This was a wilfully abrasive concert, as consistently challenging to complacency in its audience as it was hostile to compromise in its programming. You'd expect nothing less from the Ardittis, though, and as such the Wigmore Hall must have known what it was letting itself in for (a concert of wonderful music!).
Amongst a quartet of technically delirious works, it was the first, James Clarke's String Quartet No.2, which was the most emotionally intense. Formally tight even amidst irresistible sonic extravagance, Clarke's quartet married Michel Levinas-style (somewhat-) inharmonic string spectra that balanced, teetered, on a cello drone, to a broad updated expressionism that reached its apogee in the two separate passages of violent but startling tutti scratch tone playing.

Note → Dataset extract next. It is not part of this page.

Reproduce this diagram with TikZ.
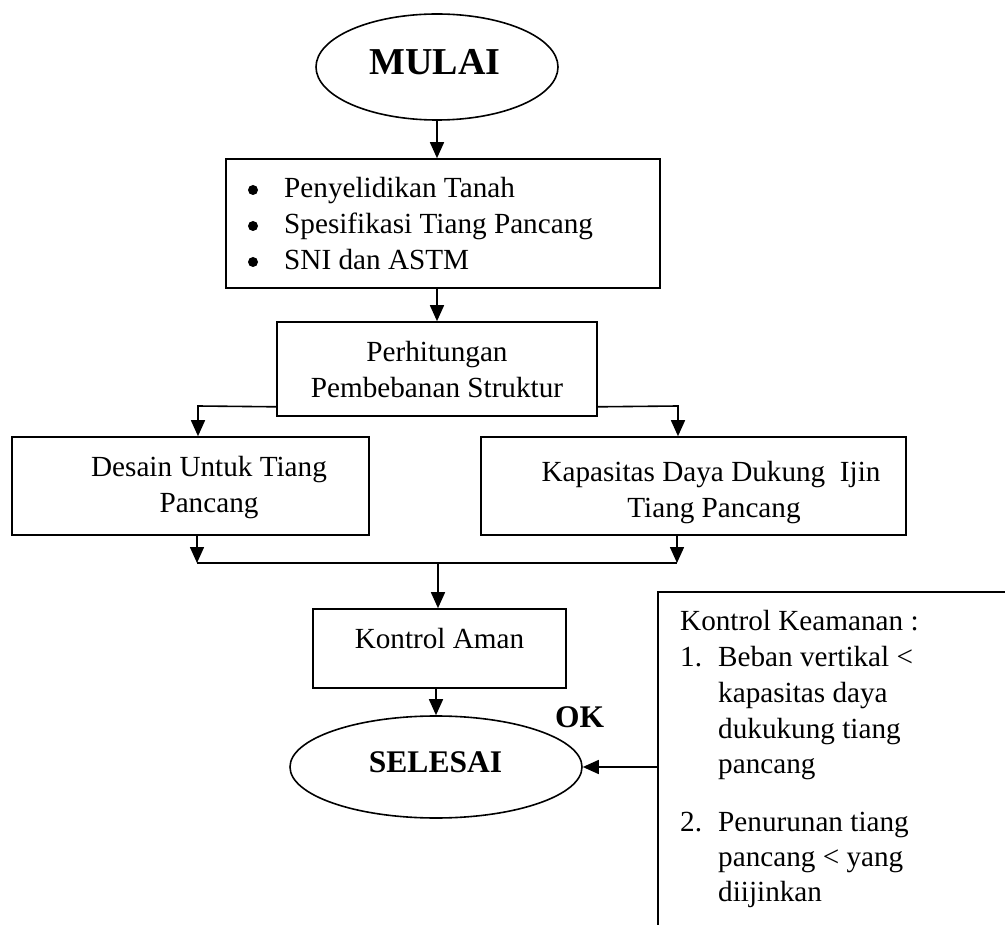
\documentclass[tikz,border=0pt]{standalone}
\usepackage{fontspec}
\setmainfont{Liberation Serif}
\usetikzlibrary{arrows.meta,shapes.geometric}
\tikzset{
  ln/.style={line width=1.6pt},
  arr/.style={ln,-{Triangle[length=16pt,width=14pt]}},
  boxn/.style={draw,ln,rectangle,inner sep=0pt},
  ellnode/.style={draw,ln,ellipse,inner sep=0pt},
  txt/.style={inner sep=0pt,font=\fontsize{29.2}{36}\selectfont},
  btxt/.style={inner sep=0pt,font=\fontsize{31.5}{36}\selectfont\bfseries},
  bul/.style={circle,fill,inner sep=0pt,minimum size=10pt},
}
\begin{document}
\begin{tikzpicture}[x=1pt,y=-1pt]
\useasboundingbox (0,0) rectangle (1005,925);
% nodes
\node[ellnode,minimum width=242pt,minimum height=106pt] (mulai) at (437,67) {};
\node[inner sep=0pt,anchor=base,font=\fontsize{38}{40}\selectfont\bfseries] (tmulai) at (435,75) {MULAI};

\node[boxn,minimum width=434pt,minimum height=129pt] (b1) at (443,223.5) {};
\node[bul] (u1) at (253,190) {};
\node[bul] (u2) at (253,226) {};
\node[bul] (u3) at (253,262) {};
\node[txt,anchor=base west] (t1) at (284,198) {Penyelidikan Tanah};
\node[txt,anchor=base west] (t2) at (284,234) {Spesifikasi Tiang Pancang};
\node[txt,anchor=base west] (t3) at (284,270) {SNI dan ASTM};

\node[boxn,minimum width=320pt,minimum height=94pt] (b2) at (437,369) {};
\node[txt,anchor=base] (t4) at (437,362) {Perhitungan};
\node[txt,anchor=base] (t5) at (437,398) {Pembebanan Struktur};

\node[boxn,minimum width=357pt,minimum height=98pt] (desain) at (190.5,486) {};
\node[txt,anchor=base] (t6) at (209,477) {Desain Untuk Tiang};
\node[txt,anchor=base] (t7) at (209,512) {Pancang};

\node[boxn,minimum width=425pt,minimum height=98pt] (kap) at (693.5,486) {};
\node[txt,anchor=base] (t8) at (711,482) {Kapasitas Daya Dukung\ \ Ijin};
\node[txt,anchor=base] (t9) at (714,517) {Tiang Pancang};

\node[boxn,minimum width=253pt,minimum height=79pt] (ka) at (439.5,648.5) {};
\node[txt,anchor=base] (t10) at (439.5,648) {Kontrol Aman};

\node[ellnode,minimum width=292pt,minimum height=102pt] (selesai) at (436,767) {};
\node[btxt,anchor=base] (tsel) at (435.5,772) {SELESAI};
\node[btxt,anchor=base west] (ok) at (555,727) {OK};

% right open box
\coordinate (rtop) at (1005,592);
\coordinate (rcorner) at (658,592);
\coordinate (rbot) at (658,925);
\draw[ln] (rtop) -- (rcorner) -- (rbot);
\coordinate (rmid) at (658,767);
\node[txt,anchor=base west] (k0) at (680,630) {Kontrol Keamanan :};
\node[txt,anchor=base west] (n1) at (680,666) {1.};
\node[txt,anchor=base west] (k1) at (718,666) {Beban vertikal <};
\node[txt,anchor=base west] (k2) at (718,702) {kapasitas daya};
\node[txt,anchor=base west] (k3) at (718,738) {dukukung tiang};
\node[txt,anchor=base west] (k4) at (718,773) {pancang};
\node[txt,anchor=base west] (n2) at (680,831) {2.};
\node[txt,anchor=base west] (k5) at (718,831) {Penurunan tiang};
\node[txt,anchor=base west] (k6) at (718,866) {pancang < yang};
\node[txt,anchor=base west] (k7) at (718,901) {diijinkan};

% connectors
\draw[arr] (mulai.south) -- (mulai.south |- b1.north);
\draw[arr] (b2.north |- b1.south) -- (b2.north);
\coordinate (lt) at (198,406);
\coordinate (rt) at (678,406);
\draw[arr] ([yshift=10pt]b2.south west) -- (lt) -- (lt |- desain.north);
\draw[arr] ([yshift=10pt]b2.south east) -- (rt) -- (rt |- kap.north);
\coordinate (jl) at (197,563);
\coordinate (jr) at (677,563);
\coordinate (jm) at (438,563);
\draw[arr] (jl |- desain.south) -- (jl);
\draw[arr] (jr |- kap.south) -- (jr);
\draw[ln] (jl) -- (jr);
\draw[arr] (jm) -- (jm |- ka.north);
\draw[arr] (selesai.north |- ka.south) -- (selesai.north);
\draw[arr] (rmid) -- (selesai.east);
\end{tikzpicture}
\end{document}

Most impressive in a vivid performance was the utmost fervency with which the players attacked the emotionally dense score. A distinct technical prowess anchored that fervency.
More rambling, though no less defiant in its own way, was Ferneyhough's String Quartet No. 6. In the notes Ferneyhough speaks of his 'staging a discrepancy of adequation between the emplacement and unfolding of sonic materials and the time available for their individual reception' in this piece. He goes on to underline how, in addition, these brief textures are in fact 'constantly overlapped and embedded…creating a qualitative reformulation of the work's initial conceptual environment'. The music sounded much as these notes read: intractable, excessive, and hilarious. Shivering scales skitter over each other, glassy natural and rubbery artificial harmonics occasionally produce a sort of moving negative momentum, whilst feverish dreams of the string quartet's past and future haunt the stage, humouring, moving, and frustrating us in turn. Without the sustained focus of intensity of the Clarke I have to say attention wavered towards the latter sections of the piece, but it and the Ardittis were great fun for most of its run.
I was left a little cold by Dai Fujikura's Flare, a Wigmore Hall co-commission that seemed to run counter to the description the composer offered for it in the notes. In any case, its use of strummed strings, col legno, and pretty much every extended percussive string technique one can think of in the service of its exciting programme of embers flaring into the sky came off with more integrity than similar deployments in Jonny Greenwood's Popcorn Superhet Receiver, without ever conveying the sort of emotional or even purely musical depth I keep longing for with this much heralded young composer. Formal transparency was secured by its arch-like shape, but little meaning arose out of that form that one could hold onto.
Such emotional depth could be found in the comparatively spare, even sepulchral textures of Hilda Paredes' Canciones Lunáticas. These were three 'lunatic' songs set around a contemplation of the moon's solitary witness for a dark night, moving through a wild second song of lunacy, before emerging in celebration of the moon dancing 'by herself in the meadow' (this last set to a spectrally buoyant version of the Mexican ternary-binary dance, the huapango). The musical language of the setting was narratively alert, sometimes pictorial, sometimes obtuse, but always sensitive, agitated, and energised. The performance could be described in similar terms. Sung by the composer and Irvine Arditti's countertenor son Jake in a voice of persuasive passion (even if its vibrato width was annoyingly variable, and its tone could have gleamed with a little more consistency), this was a performance of vivid intensity, sibilant and whispered like Pierrot, alert and overwrought, but sprung, like Guerrero or Sotelo’s twenty-first century, experimental, flamenco. This was a finely-judged, dynamically arresting end to a strong and even heartening concert.